Feminism, and a whole lot of other -isms which are very much related, is such a huge part of the fabric of my life that I am shocked whenever I discover that my meatworld friends aren’t feminists. Or, worse – haven’t ever thought about feminism in any real way.
Example: While milling around in the fluorescent aftermath of a party, my friend related to me a story of her boss, tearing up after a rough meeting. Her story concluded with this gem: “I don’t consider myself a feminist or anything – but it kind of bothers me when women cry at work.”
Let me explain. I have friends from all stripes of political, religious, and -ism beliefs, and I like it that way. So when a conservative Christian tells me she is not a feminist, I am not surprised. But, when the sort of college-educated secular humanist vegetarian sometime-lesbians that attend my parties drop “I’m not a feminist” bombs, I’m rendered temporarily speechless.
Let’s parse her sentence, shall we? “I don’t consider myself a feminist or anything – but it kind of bothers me when women cry at work.” Firstly, she spat the word feminist out as if it were a bug she found in the evening’s sangria. Secondly, the two clauses, “I don’t consider myself a feminist,” and “it bothers me when women cry at work,” don’t really need the connector “but,” since, well, they’re not mutually exclusive. Wouldn’t it make sense that a non-feminist would dislike watching a woman cry? I suspect she meant her audience to take the desire for women to stop their sniveling already as a feminist trait.

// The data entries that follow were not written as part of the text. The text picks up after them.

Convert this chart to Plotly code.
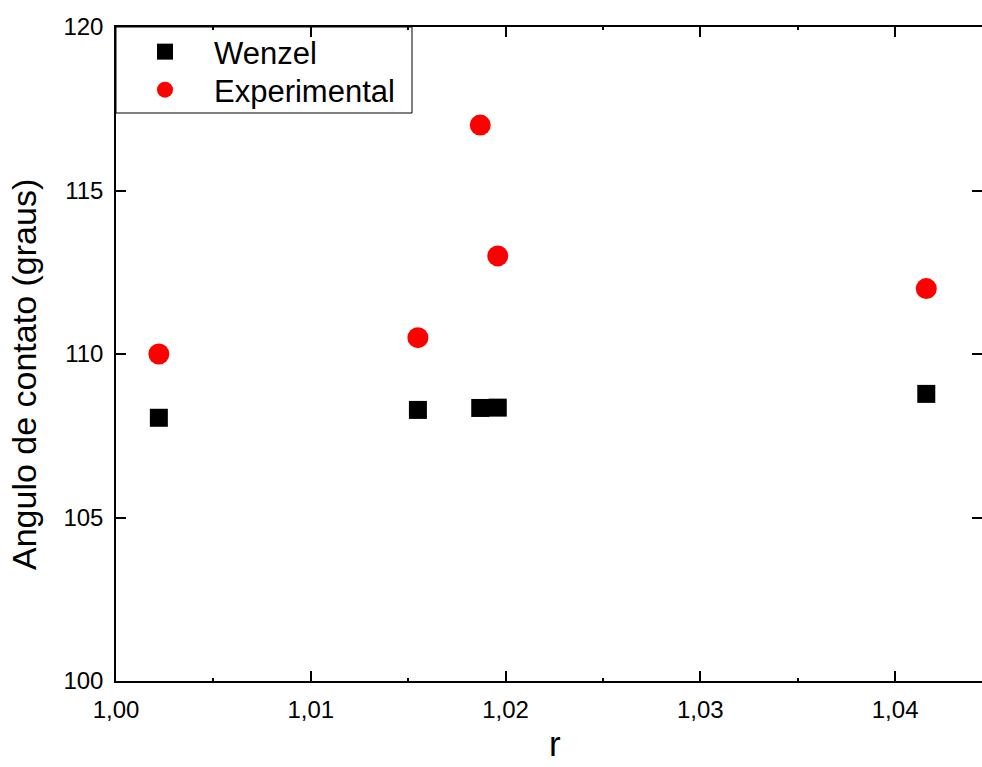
import plotly.graph_objects as go

r_vals = [1.0022, 1.0155, 1.0187, 1.0196, 1.0416]
wenzel = [108.05, 108.29, 108.35, 108.36, 108.78]
experimental = [110.0, 110.5, 117.0, 113.0, 112.0]

x_ticks = [1.00, 1.01, 1.02, 1.03, 1.04]
y_ticks = [100, 105, 110, 115, 120]

FONT = "Liberation Sans, Arial, sans-serif"

fig = go.Figure()
fig.add_trace(go.Scatter(
    x=r_vals, y=wenzel, mode="markers", name="Wenzel", legend="legend",
    marker=dict(symbol="square", size=18, color="black"),
))
fig.add_trace(go.Scatter(
    x=r_vals, y=experimental, mode="markers", name="Experimental", legend="legend2",
    marker=dict(symbol="circle", size=21, color="red"),
))

axis_common = dict(
    showline=True, linecolor="black", linewidth=1.5, mirror="ticks",
    ticks="inside", ticklen=10, tickwidth=1.5, tickcolor="black",
    showgrid=False, zeroline=False,
    tickfont=dict(family=FONT, size=24, color="black"),
)

fig.update_xaxes(
    range=[1.0, 1.04446], tickvals=x_ticks, tickformat=".2f",
    minor=dict(ticks="inside", ticklen=3, tickcolor="black", dtick=0.005, tick0=1.0),
    ticklabelstandoff=6, automargin=False,
    **axis_common,
)
fig.update_yaxes(
    range=[100, 120], tickvals=y_ticks, tickformat="d",
    ticklabelstandoff=6, automargin=False,
    **axis_common,
)

leg_common = dict(
    xanchor="left", yanchor="middle", x=0,
    borderwidth=0, bgcolor="rgba(0,0,0,0)",
    font=dict(family=FONT, size=31, color="black"),
    itemwidth=88,
)

title_font = dict(family=FONT, size=34, color="black")

fig.update_layout(
    width=982, height=767,
    margin=dict(l=116, r=0, t=27, b=86),
    plot_bgcolor="white", paper_bgcolor="white",
    separators=",.",
    font=dict(family=FONT, color="black"),
    showlegend=True,
    legend=dict(y=0.9618, **leg_common),
    legend2=dict(y=0.9037, **leg_common),
    shapes=[dict(
        type="rect", xref="paper", yref="paper",
        x0=0, x1=0.3418, y0=0.8685, y1=1,
        line=dict(color="black", width=1), fillcolor="white", layer="below",
    )],
    annotations=[
        dict(
            text="Angulo de contato (graus)", textangle=-90,
            xref="paper", yref="paper", x=-0.1062, y=0.4679,
            xanchor="center", yanchor="middle", showarrow=False,
            font=title_font,
        ),
        dict(
            text="r",
            xref="paper", yref="paper", x=0.507, y=-0.0950,
            xanchor="center", yanchor="middle", showarrow=False,
            font=dict(family=FONT, size=35, color="black"),
        ),
    ],
)

fig.write_html("out.html")
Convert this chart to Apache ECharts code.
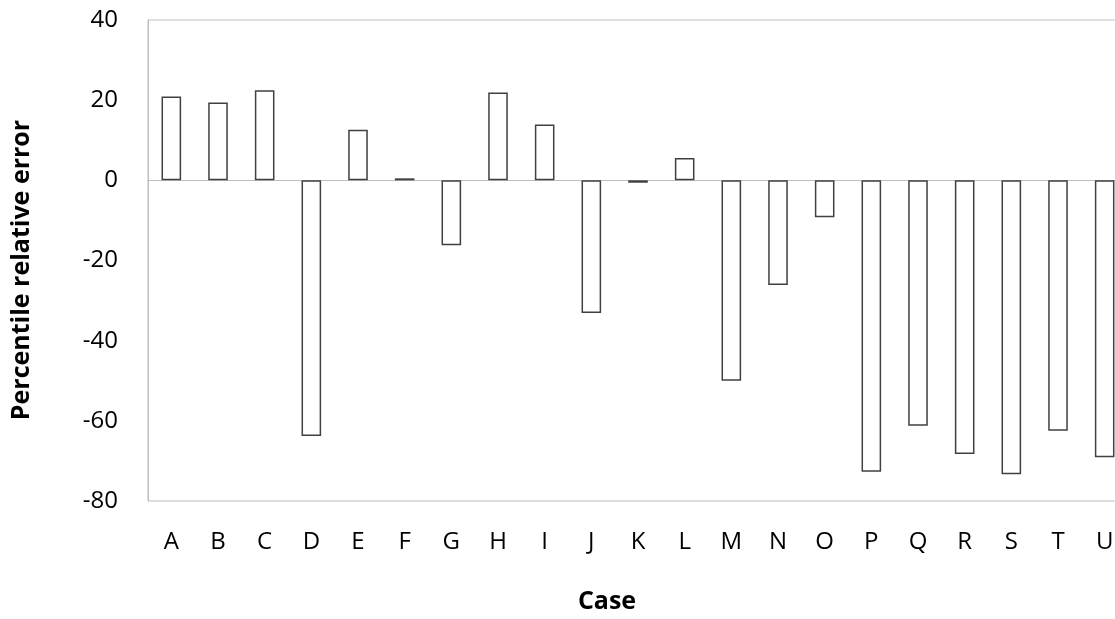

That said, I take a lot of comfort in the idea that female friendship can be, in and of itself, a feminist act. Even though I am friends with many women who don’t share my views about reproductive rights or the insidiousness with which patriarchy is chipping away at the fabric of human life, they’re still there to support me when I need them, and vice versa. They don’t know it, but just by being strong women willing and able to provide loyalty and support at other womens’ times of need, they are furthering the feminist cause.
But is it enough? Do you often find yourselves in this situation, tender readers? Do you consider female friendship (of the truly supportive, not-seen-on-TV variety) a notch on the feminist spectrum, or not? And why?